Discontinuità costosa sull’immigrazione

venerdì 6 gennaio 2017


Il Governo fotocopia del precedente è obbligato a prendere le distanze dal modello originario perché la campagna elettorale per le elezioni politiche è di fatto cominciata ed impone delle variazioni di linea sulle questioni più scottanti.

In questa luce si colloca la discontinuità che il Governo Gentiloni mostra rispetto all’Esecutivo Renzi nei confronti del tema incandescente dell’immigrazione. Per tre anni di seguito Angelino Alfano ha predicato, dall’alto del Viminale, la politica dell’accoglienza “senza se e senza ma” sottolineando la piena identità di vedute del Governo con il pensiero della Chiesa di Papa Francesco. Oggi, invece, il suo successore al ministero dell’Interno, Marco Minniti, non parla più di accoglienza ma di espulsioni ed avvia, sfidando le resistenze e le critiche delle organizzazioni cattoliche, la costituzione dei Centri di identificazione che dovrebbero selezionare i migranti da rinviare obbligatoriamente nei Paesi d’origine.

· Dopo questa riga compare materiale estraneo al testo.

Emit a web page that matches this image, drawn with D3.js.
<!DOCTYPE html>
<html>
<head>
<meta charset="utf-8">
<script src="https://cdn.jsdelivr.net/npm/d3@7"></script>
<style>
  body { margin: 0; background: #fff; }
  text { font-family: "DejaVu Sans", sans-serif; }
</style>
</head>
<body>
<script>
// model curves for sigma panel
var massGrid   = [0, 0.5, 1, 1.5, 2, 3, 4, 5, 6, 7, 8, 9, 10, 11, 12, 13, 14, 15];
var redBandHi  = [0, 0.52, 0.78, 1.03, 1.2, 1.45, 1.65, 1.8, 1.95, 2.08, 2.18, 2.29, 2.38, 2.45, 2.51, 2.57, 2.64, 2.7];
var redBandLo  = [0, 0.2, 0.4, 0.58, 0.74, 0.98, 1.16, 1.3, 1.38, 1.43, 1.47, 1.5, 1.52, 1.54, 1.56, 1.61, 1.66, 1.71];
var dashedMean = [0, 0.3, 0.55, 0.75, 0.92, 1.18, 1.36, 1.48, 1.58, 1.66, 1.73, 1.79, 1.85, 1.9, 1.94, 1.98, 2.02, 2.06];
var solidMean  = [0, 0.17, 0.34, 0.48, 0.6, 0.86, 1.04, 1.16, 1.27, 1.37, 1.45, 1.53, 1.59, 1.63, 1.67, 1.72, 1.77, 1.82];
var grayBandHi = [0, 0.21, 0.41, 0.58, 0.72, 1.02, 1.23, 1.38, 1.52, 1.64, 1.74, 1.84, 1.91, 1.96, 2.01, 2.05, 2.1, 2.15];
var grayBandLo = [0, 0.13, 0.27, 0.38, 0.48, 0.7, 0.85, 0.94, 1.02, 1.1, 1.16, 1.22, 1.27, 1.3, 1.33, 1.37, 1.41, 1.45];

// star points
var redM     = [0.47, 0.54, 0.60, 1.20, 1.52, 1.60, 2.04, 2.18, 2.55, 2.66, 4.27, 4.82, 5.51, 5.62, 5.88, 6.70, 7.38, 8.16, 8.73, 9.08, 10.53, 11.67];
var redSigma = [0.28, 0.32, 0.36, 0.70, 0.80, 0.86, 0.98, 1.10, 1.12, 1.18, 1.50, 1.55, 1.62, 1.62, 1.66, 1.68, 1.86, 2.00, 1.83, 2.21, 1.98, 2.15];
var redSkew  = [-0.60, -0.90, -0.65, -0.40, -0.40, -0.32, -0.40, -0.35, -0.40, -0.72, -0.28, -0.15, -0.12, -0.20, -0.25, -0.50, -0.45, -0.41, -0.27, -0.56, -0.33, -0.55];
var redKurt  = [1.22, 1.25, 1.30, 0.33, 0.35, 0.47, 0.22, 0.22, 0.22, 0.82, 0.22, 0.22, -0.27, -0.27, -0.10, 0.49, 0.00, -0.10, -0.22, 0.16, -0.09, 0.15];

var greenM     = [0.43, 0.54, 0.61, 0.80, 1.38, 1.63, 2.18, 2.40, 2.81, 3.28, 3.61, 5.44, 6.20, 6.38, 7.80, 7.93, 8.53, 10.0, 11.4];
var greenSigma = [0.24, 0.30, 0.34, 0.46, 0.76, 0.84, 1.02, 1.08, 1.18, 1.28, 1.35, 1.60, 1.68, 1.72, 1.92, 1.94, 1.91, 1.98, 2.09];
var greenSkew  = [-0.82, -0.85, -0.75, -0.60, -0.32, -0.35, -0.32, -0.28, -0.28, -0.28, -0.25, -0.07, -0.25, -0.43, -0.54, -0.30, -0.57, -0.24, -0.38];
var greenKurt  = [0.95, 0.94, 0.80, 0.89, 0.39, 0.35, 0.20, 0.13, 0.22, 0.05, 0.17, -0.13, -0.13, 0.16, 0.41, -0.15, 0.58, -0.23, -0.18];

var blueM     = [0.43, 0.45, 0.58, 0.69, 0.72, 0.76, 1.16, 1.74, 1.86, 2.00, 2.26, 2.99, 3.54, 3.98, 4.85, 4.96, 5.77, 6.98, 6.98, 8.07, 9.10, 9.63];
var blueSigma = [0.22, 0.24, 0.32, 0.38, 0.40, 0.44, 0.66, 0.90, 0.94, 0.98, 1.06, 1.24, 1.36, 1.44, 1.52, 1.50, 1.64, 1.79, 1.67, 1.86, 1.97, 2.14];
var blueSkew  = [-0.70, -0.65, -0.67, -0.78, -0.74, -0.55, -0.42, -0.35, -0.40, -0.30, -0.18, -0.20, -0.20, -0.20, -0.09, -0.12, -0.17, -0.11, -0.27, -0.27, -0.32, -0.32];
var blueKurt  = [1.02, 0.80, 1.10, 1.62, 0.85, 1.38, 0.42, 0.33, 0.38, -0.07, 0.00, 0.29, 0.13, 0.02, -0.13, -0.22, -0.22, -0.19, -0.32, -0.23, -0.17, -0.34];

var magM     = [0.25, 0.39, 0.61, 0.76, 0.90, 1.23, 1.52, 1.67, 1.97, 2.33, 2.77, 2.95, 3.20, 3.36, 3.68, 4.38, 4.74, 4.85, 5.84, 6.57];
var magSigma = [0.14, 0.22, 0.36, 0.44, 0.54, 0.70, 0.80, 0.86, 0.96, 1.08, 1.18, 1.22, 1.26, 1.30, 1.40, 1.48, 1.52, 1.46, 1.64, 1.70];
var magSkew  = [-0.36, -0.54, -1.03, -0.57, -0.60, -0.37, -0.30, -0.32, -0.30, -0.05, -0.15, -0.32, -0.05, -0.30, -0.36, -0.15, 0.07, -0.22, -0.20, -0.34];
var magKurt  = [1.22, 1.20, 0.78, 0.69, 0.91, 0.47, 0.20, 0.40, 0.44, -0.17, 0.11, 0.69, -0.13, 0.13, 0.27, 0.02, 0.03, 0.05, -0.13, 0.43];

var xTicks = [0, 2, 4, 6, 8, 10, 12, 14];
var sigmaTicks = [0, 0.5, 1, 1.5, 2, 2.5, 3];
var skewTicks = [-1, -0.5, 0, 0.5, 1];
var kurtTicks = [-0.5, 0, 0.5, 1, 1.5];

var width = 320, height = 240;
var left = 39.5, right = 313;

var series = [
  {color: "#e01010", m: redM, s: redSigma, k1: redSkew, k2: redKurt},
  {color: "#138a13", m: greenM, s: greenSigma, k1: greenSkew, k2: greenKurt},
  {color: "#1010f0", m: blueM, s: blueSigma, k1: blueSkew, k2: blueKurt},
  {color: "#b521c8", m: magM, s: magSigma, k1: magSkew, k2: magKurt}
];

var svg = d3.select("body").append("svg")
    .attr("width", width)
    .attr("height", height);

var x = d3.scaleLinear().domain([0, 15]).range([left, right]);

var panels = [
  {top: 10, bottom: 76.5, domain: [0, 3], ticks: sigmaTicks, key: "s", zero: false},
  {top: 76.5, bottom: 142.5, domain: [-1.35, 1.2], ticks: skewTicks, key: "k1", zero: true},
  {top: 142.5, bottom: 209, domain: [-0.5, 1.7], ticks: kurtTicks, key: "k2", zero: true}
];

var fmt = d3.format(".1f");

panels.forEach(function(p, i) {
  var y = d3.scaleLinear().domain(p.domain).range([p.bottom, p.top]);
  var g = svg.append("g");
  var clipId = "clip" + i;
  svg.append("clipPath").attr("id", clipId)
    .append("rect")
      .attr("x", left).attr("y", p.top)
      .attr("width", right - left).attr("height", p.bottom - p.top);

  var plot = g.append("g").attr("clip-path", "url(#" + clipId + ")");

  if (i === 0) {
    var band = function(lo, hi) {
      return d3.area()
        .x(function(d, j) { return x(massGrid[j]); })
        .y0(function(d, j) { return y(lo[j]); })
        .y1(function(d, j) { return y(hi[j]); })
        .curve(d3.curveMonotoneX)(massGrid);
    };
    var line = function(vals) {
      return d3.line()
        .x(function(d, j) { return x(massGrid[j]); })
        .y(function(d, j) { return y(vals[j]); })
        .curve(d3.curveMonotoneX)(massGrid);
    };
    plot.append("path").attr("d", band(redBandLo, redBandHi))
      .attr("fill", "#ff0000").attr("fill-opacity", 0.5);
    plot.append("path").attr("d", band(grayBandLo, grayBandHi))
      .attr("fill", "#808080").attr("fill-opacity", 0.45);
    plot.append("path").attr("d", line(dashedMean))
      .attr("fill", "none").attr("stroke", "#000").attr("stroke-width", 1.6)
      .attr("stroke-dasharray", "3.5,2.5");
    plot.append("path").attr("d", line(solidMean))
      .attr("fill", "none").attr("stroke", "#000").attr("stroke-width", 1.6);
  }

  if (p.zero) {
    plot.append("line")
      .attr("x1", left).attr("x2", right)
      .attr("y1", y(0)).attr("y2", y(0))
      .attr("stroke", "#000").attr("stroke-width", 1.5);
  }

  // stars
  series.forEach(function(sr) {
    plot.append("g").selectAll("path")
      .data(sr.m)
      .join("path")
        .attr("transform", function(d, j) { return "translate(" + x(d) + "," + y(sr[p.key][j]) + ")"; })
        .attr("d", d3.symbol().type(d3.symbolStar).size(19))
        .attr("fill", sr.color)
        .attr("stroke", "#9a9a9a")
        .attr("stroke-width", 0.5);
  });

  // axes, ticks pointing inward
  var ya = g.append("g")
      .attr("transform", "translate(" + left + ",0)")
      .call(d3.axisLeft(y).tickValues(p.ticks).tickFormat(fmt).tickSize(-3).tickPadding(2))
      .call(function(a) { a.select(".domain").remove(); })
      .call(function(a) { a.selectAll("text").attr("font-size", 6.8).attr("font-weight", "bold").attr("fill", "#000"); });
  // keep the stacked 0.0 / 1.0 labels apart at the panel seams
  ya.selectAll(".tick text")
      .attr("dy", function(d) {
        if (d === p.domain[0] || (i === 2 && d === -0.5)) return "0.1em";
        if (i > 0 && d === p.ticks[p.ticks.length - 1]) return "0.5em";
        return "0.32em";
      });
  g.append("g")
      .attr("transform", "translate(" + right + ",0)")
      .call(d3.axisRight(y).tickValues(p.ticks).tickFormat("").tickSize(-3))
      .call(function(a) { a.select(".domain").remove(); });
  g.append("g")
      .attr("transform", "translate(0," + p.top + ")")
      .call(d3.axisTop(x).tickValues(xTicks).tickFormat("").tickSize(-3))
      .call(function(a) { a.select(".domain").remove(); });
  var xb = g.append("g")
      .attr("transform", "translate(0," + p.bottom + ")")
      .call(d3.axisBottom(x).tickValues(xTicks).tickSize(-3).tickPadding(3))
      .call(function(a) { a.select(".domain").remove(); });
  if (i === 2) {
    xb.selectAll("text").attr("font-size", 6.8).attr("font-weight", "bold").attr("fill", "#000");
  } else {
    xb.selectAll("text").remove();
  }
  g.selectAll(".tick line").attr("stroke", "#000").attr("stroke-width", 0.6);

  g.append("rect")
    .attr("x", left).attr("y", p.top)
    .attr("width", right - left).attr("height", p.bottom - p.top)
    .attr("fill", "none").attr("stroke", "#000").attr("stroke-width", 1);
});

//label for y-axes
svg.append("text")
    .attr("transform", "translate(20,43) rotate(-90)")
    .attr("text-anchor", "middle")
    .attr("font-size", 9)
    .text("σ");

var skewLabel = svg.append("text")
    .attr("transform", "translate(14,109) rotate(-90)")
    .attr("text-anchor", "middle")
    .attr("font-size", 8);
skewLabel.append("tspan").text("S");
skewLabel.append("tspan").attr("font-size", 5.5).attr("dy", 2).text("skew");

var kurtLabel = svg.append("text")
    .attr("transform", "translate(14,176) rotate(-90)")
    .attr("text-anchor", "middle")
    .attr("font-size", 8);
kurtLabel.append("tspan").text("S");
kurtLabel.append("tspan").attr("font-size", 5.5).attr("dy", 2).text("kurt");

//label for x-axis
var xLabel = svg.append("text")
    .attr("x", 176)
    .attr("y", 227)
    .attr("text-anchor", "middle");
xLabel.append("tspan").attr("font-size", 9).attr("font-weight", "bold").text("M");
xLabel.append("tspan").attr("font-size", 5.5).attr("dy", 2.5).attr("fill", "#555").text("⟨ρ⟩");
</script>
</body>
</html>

La folgorazione sulla via dei Centri di identificazione ed espulsione (Cie) ha una motivazione sicuramente di tipo elettorale, ma è anche la spia del fallimento totale dell’accoglienza indiscriminata seguita dal Governo Renzi per non perdere la scia lasciata da Papa Bergoglio. Ma proprio nel momento in cui per ragioni elettorali si registra che quella politica era sbagliata, si deve necessariamente prendere atto che espellere anche con tutte le accortezze possibili è quasi del tutto impossibile. Non perché non si possa creare un apparato in grado di identificare e selezionare i migranti separando quelli con diritto d’asilo a quelle destinati al rinvio in patria. Ma perché l’espulsione è impossibile se non ci sono i Paesi disposti a riprendersi i loro cittadini che non hanno diritto a restare in Italia.

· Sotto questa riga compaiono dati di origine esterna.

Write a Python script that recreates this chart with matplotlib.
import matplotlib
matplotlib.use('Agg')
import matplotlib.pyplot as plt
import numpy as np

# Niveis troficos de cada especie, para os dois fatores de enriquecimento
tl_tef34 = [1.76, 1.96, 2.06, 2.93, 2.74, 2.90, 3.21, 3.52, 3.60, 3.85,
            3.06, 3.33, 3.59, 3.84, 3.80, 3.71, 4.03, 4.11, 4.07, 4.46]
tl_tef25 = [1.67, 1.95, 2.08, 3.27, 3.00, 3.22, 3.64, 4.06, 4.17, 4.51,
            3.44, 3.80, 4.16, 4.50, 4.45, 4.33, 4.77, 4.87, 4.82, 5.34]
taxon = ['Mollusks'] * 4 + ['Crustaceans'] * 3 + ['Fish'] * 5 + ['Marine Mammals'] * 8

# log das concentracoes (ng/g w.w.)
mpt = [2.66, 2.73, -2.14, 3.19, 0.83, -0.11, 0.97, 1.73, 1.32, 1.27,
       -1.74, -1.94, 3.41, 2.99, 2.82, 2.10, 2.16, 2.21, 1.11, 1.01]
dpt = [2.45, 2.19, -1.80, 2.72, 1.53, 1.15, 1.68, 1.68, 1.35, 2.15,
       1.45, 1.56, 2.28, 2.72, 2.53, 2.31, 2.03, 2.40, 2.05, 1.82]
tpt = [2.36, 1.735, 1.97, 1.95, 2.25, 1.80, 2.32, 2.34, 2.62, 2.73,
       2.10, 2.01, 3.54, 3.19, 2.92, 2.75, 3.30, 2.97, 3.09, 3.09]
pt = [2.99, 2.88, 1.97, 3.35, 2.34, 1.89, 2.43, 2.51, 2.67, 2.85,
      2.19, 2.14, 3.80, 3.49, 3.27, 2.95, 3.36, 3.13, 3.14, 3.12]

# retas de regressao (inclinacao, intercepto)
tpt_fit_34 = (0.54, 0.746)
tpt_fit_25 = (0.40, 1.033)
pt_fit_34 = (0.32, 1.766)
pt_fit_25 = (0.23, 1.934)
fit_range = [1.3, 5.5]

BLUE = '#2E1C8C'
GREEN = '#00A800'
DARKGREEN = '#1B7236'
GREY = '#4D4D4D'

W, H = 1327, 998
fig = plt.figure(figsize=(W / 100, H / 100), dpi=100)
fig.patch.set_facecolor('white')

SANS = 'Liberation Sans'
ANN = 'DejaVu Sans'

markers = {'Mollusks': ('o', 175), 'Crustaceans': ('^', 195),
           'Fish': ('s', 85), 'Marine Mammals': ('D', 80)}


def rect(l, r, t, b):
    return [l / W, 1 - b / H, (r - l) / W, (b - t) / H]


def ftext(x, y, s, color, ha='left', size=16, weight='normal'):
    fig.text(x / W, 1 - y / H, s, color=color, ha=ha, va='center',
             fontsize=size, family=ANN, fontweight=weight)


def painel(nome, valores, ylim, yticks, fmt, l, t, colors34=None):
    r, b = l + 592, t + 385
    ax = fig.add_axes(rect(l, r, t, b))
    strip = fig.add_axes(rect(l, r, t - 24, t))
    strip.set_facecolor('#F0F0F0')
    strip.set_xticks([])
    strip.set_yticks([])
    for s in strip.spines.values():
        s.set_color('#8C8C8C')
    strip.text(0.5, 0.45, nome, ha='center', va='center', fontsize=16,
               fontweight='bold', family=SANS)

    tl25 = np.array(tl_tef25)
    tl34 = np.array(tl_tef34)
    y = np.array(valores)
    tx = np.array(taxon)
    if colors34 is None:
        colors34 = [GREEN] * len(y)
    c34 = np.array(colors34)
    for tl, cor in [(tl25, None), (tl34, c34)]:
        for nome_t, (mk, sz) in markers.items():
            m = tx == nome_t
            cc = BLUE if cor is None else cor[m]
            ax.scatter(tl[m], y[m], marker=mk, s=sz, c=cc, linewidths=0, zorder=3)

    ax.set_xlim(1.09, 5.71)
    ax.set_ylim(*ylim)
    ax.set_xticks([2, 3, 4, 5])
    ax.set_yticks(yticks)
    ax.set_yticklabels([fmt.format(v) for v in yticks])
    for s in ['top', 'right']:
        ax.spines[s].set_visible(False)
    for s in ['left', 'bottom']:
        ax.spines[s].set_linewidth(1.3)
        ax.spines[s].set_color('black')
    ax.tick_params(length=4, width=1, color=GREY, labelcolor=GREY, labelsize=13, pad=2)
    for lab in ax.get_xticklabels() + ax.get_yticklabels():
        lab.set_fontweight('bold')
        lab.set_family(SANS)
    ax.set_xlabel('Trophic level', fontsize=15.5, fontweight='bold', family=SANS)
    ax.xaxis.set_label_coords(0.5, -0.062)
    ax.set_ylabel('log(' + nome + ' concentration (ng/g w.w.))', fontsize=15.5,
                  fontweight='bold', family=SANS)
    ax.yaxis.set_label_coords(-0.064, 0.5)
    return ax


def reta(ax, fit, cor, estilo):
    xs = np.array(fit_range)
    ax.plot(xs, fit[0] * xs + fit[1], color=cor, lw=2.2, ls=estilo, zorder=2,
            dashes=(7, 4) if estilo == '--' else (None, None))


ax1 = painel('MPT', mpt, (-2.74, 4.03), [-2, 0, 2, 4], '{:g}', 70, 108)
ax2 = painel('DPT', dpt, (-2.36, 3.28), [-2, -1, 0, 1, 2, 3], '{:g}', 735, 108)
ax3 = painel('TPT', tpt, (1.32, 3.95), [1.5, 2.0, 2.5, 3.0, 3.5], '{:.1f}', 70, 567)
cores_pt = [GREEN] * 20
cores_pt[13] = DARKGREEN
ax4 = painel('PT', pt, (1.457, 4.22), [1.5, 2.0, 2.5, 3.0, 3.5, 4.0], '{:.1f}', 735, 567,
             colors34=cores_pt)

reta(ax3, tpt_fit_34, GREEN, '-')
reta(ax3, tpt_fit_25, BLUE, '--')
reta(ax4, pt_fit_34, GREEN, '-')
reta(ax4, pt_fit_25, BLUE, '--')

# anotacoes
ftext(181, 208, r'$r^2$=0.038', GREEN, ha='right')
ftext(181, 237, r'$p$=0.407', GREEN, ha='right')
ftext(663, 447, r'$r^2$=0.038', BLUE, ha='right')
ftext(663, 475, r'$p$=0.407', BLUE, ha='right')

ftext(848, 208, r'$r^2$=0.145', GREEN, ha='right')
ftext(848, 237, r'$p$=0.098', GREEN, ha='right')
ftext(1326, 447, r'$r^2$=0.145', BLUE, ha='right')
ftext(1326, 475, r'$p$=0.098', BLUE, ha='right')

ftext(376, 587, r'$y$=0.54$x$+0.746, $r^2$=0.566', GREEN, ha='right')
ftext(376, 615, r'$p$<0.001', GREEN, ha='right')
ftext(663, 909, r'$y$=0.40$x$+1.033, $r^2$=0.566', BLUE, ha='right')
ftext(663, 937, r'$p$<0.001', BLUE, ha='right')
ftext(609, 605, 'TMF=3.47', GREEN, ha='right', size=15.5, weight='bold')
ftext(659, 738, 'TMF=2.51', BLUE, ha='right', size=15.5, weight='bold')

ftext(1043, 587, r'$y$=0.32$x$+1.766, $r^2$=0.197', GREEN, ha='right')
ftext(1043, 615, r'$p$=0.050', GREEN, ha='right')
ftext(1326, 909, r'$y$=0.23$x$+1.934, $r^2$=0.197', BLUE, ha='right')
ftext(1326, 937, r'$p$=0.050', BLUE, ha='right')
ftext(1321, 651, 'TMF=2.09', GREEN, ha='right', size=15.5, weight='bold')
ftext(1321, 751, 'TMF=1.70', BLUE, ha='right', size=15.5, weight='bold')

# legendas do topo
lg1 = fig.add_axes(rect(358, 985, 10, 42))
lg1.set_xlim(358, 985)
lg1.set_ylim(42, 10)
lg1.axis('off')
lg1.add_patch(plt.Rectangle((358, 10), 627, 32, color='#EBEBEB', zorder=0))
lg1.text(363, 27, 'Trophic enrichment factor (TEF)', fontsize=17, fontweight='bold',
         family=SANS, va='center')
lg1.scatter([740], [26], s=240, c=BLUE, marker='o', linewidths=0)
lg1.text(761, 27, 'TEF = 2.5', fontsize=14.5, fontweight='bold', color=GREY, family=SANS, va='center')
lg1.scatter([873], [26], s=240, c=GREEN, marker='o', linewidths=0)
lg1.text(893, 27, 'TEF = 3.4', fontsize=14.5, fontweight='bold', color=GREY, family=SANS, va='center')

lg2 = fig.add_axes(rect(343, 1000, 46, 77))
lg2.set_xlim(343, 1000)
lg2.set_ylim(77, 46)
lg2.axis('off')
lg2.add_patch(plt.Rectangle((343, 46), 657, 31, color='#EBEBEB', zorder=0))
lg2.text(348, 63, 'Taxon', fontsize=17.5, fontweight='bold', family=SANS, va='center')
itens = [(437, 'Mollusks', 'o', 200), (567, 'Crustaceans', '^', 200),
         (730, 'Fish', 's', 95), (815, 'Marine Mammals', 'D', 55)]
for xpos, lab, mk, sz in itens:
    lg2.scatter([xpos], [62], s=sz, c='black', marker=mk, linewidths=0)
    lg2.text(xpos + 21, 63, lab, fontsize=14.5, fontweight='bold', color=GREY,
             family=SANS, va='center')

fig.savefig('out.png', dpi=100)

Questa disponibilità a riaccogliere gli espulsi da parte dei Paesi di provenienza dei migranti non dipende dalla cattiva o dalla buona volontà, ma solo dagli interessi in ballo. Chi ha favorito con ogni mezzo l’emigrazione di masse giovanili potenzialmente turbolente può accettare di riaprire loro le porte solo a condizione di ricevere da parte di chi espelle una serie di vantaggi e di aiuti. L’esperienza fatta a suo tempo con Gheddafi insegna. Il colonnello bloccava i flussi dei migranti verso l’Italia ma in cambio chiedeva strade, ospedali, ferrovie, armamenti e sostegno internazionale. Le espulsioni, in sostanza, costano salate. Ma tant’è. A questa eredità devastante dell’accoglienza indiscriminata non si può sfuggire!